The United States Space Command has confirmed that an out-of-control Chinese rocket is down, bringing an end to a saga that has frightened people around the world in recent days.
On July 24, China launched their massive Long March 5B rocket to deliver the Wentian experiment module to China’s Tiangong Space Station. Unable to participate in the International Space Station (ISS) due to restrictions imposed by the United States, China has embarked on building their own called “Tiangong.” With the ISS due to be retired in the coming years, Tiangong may remain as the only working space station in Earth’s orbit.
Despite international condemnation of China’s last out-of-control rocket which struck Earth in May of last year, which followed another similar impact a year earlier in May of 2020, China has not employed any new technology or safety mechanisms to steer the rocket back to Earth safely, as SpaceX rockets do, or deposit rockets in the South Pacific ocean far from any land mass or ocean shipping routes, as what most rocket launchers around the world do when sending satellites into space.
In a brief statement released a short time ago, U.S. Space Command announced that they “can confirm the People’s Republic of China (PRC) Long March 5b (CZ-5B) re-entered over the Indian Ocean at approximately 10:45 am MDT on July 30.” They added, “We refer you to the PRC for further details on the reentry’s technical aspects such as potential debris dispersal and impact location.”
The U.S. Space Command is the 11th Combatant Command in the Department of Defense. The United States Space Command is the unified combatant command for all military space operations, while the United States Space Force is the military service responsible for organizing, training, and equipping the majority of forces for U.S. Space Command.
President Trump signed the National Defense Authorization Act (NDAA) on December 20, 2019, creating the U.S. Space Force in doing so. As the sixth branch of the U.S. military, it is nested within the Department of the Air Force, much like the Marine Corps is connected to the Department of the Navy. By creating a new, separate service with a dedicated purpose, the intent of the new branch is to maintain space superiority even as space becomes more crowded and contested. The NDAA also directs the Space Force “shall provide the freedom of operation in, from and to space, while providing prompt and sustained space operations.”

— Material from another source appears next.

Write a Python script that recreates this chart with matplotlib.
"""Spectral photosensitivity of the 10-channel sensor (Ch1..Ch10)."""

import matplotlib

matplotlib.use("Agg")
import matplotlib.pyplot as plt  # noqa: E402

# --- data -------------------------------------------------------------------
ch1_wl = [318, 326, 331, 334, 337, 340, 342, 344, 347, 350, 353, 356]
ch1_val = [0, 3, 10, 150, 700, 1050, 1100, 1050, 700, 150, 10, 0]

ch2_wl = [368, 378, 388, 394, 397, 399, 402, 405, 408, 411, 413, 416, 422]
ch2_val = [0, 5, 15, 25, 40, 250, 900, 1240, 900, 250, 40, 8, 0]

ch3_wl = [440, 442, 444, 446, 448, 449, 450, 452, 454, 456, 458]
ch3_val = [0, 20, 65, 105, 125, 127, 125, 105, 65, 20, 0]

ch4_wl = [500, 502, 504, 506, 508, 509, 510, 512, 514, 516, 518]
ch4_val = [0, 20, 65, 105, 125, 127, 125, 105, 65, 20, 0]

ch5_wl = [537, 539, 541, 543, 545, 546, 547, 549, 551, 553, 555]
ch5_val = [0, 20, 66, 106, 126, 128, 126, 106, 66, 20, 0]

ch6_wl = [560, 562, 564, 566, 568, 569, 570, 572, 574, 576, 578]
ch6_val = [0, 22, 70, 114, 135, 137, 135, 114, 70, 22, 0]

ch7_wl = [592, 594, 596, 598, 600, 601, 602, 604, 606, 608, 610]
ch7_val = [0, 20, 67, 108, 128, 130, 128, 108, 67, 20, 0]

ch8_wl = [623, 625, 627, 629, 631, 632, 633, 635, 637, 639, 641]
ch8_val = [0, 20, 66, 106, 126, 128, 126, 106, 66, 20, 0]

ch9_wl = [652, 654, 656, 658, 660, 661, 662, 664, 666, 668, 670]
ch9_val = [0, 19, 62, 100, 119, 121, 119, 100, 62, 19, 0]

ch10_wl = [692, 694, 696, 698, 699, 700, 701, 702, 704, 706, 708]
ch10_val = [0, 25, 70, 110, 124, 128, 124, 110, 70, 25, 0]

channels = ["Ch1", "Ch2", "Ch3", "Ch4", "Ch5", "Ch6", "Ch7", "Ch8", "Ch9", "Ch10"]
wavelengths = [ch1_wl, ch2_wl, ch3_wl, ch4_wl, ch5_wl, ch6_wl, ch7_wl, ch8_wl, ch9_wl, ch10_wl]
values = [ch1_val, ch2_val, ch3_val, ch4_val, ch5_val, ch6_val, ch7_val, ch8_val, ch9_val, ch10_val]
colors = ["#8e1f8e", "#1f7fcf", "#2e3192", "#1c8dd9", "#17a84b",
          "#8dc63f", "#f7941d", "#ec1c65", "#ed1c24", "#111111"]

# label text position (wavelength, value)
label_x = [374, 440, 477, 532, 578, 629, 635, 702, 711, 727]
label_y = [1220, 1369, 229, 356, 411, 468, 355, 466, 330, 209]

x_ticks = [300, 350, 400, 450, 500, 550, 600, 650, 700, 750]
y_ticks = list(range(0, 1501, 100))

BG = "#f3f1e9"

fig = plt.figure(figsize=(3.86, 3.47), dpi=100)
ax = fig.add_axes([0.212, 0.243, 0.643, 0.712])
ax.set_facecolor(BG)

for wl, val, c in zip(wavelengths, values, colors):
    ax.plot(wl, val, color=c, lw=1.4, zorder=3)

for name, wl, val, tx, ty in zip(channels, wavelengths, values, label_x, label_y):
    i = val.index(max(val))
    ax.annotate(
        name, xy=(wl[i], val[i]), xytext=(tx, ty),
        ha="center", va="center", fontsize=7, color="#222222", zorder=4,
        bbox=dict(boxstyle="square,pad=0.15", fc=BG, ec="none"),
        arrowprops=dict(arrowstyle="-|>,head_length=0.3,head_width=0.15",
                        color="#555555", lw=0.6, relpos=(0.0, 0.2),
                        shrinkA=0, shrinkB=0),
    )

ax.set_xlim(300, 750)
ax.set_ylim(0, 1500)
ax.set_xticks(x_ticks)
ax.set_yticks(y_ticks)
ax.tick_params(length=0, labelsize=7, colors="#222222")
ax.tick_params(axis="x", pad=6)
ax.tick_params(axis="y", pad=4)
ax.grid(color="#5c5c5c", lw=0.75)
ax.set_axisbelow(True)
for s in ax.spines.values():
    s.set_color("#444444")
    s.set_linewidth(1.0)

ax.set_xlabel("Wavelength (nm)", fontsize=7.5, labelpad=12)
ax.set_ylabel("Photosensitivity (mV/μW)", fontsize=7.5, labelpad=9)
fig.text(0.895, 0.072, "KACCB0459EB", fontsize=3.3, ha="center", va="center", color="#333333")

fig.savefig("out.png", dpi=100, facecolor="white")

Then-Secretary of the Air Force Barbara M. Barrett praised the formal creation of the U.S. Space Force, identifying it as a critical capability in defending the nation and pledging that the first new branch of the military since 1947 would be established with speed and clarity of purpose. “The launch of an independent U.S. Space Force propels us into a new era dedicated to protecting U.S. national interests and security in space,” Barrett said. “We will work with (Department of Defense) leaders, Congress, our joint military teammates, industry and our national security partners as we establish the Space Force to ensure continued American leadership in space.”
By breaking out space resources from the Air Force, the new branch is expected to minimize bureaucratic overhead and maximize focus on operations, intelligence and fielding of advanced capabilities, saving money in the process through efficiencies. The Space Force will leverage the Air Force for more than 75% of its enabling functions to reduce cost and avoid duplication; this includes capabilities ranging from logistics, base operating support, civilian personnel management, business systems, IT support and audit agencies.

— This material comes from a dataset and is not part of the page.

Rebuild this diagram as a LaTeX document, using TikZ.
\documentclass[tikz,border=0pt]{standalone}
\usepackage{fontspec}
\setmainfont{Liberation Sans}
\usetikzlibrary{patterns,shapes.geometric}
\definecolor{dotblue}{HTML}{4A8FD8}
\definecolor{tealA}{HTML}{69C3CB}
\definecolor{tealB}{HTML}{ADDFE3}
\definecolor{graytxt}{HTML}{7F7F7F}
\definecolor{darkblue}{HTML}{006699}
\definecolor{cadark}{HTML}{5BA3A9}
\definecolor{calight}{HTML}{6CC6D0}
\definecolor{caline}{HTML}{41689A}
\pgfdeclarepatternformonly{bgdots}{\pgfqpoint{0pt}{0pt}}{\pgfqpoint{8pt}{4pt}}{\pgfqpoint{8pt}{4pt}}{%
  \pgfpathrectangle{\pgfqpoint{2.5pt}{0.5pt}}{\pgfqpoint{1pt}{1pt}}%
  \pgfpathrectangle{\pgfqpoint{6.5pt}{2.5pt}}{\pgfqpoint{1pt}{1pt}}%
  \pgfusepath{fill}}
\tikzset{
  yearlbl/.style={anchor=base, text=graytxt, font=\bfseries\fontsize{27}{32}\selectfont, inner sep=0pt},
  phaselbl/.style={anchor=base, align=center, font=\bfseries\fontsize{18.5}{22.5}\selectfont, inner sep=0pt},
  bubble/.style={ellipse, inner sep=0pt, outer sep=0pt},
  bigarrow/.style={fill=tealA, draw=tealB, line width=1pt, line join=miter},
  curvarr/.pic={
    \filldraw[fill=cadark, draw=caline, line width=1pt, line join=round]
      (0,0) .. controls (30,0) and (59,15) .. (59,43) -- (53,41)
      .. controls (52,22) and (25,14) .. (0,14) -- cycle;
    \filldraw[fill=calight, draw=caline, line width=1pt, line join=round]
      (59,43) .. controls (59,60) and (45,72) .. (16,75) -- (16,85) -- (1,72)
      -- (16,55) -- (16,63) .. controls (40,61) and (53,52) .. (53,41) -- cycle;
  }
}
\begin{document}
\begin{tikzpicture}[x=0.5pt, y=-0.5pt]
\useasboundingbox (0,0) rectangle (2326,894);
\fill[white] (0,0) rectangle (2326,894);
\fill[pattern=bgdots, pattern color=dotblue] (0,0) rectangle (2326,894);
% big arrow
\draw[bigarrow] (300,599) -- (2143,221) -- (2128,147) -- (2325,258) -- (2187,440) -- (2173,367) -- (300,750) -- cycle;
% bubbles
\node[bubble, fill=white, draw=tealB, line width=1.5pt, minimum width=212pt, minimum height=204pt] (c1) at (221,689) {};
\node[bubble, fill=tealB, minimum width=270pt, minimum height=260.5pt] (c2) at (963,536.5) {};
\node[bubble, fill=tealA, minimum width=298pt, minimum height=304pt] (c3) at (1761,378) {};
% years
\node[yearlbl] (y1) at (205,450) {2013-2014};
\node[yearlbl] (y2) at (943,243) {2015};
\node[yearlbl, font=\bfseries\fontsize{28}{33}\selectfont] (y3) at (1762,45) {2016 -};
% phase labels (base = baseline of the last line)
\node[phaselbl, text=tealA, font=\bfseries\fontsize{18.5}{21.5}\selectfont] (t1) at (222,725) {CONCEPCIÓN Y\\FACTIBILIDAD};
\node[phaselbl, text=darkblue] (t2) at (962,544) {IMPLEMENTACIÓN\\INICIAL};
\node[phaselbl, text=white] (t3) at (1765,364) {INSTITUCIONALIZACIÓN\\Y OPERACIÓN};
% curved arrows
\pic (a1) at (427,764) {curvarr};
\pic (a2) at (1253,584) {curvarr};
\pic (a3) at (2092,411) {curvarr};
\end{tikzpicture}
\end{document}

Both the U.S. Space Force and Space Command will be busy again later this year: China is scheduled to launch the same rocket type and technology later this year. Sometime in October, the PRC will launch a Chinese Long March 5B rocket to carry the Mengtian laboratory module to space. The Mengtian is the third major element of China’s space station in low Earth orbit. With the Mengtian module in space, construction of the PRC’s space station will be complete. Because China does not return rockets in a controlled manner, it is likely the globe will face a fresh threat of an out-of-control rocket then too.
In May 2021, NASA Administrator Senator Bill Nelson released a statement about the then-out-of-control Chinese rocket: “Spacefaring nations must minimize the risks to people and property on Earth of re-entries of space objects and maximize transparency regarding those operations. It is clear that China is failing to meet responsible standards regarding their space debris. It is critical that China and all spacefaring nations and commercial entities act responsibly and transparently in space to ensure the safety, stability, security, and long-term sustainability of outer space activities.”
Today, the NASA Administrator repeated those thoughts in a statement released this afternoon: ” The People’s Republic of China (PRC) did not share specific trajectory information as their Long March 5B rocket fell back to Earth. All spacefaring nations should follow established best practices, and do their part to share this type of information in advance to allow reliable predictions of potential debris impact risk, especially for heavy-lift vehicles, like the Long March 5B, which carry a significant risk of loss of life and property. Doing so is critical to the responsible use of space and to ensure the safety of people here on Earth.”